Children learn values, both good and bad, from observing other people including their parents, siblings, friends, teachers, and television characters. They learn values, both good and bad, from talking about those values with parents, siblings, friends, and teachers. When children fail to behave well, however, parents have to turn to discipline.
Check out the seven tips below:
For discipline to work, children have to be clear about what the rules for good behavior are and they have to be willing to go along with or accept those rules.
How should parents make rules clear?
Be consistent—it’s confusing when what was OK yesterday isn’t OK today.
Provide reasons for good behavior that make sense and that the child can understand. Most 4-year-olds won’t comprehend discussions of property rights but they do understand that it feels bad to have your possessions taken without your permission.
Have your child’s full attention. Too much anger and upset (on the part of both parent and child) is not conducive to calm discussion. Wait until tempers have cooled before talking about rules and the reasons for them.
Make sure you don’t end up implicitly condoning unacceptable behavior. For example, in addition to its direct effect on children’s learning of values, discipline provides a model of how to resolve conflict. When your discipline involves calm discussion, exchange of points of view, and explanation, as well as negotiation and compromise if appropriate, you provide a good model for conflict resolution. Discipline that involves yelling, hitting, insulting, or unreasonable requests sends the message that verbal and physical aggression, along with an unwillingness to take into account the other person’s perspective, are acceptable ways to behave.

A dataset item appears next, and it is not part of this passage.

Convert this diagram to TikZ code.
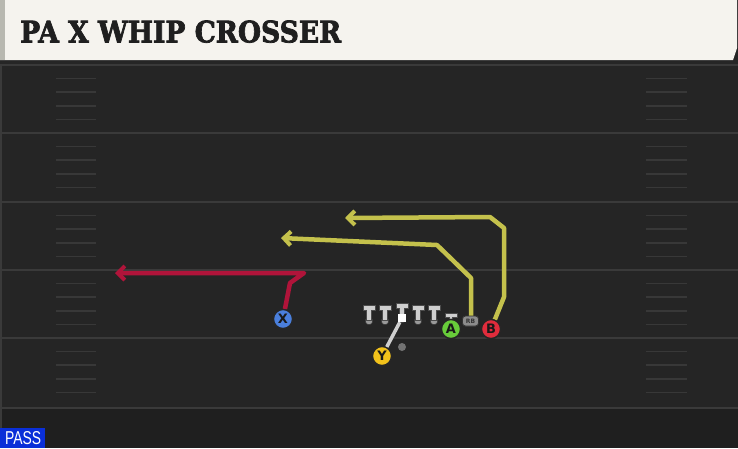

How should you get your children to accept the rules?
Let them experience appropriate negative consequences but don’t threaten their feelings of autonomy — no one likes to be forced into behaving in a particular way. Autonomy is supported when you:
allow choice where reasonable (for example, “you have to eat vegetables but would you prefer spinach or green beans”),
provide good reasons for required behavior,
try to understand your child’s perspective, and
don’t apply more negative consequences than are necessary to promote good behavior.
Be accepting and caring so that your child wants to please you.
Encourage your child to feel empathy by talking about the effects of their actions on others.
Joan Grusec, PhD, is a Professor Emerita at the University of Toronto. Her research interests throughout her career have focused on discipline and the development of children’s prosocial behavior. She is the author or editor of several books related to the socialization of children, as well as more than 100 book chapters and research publications.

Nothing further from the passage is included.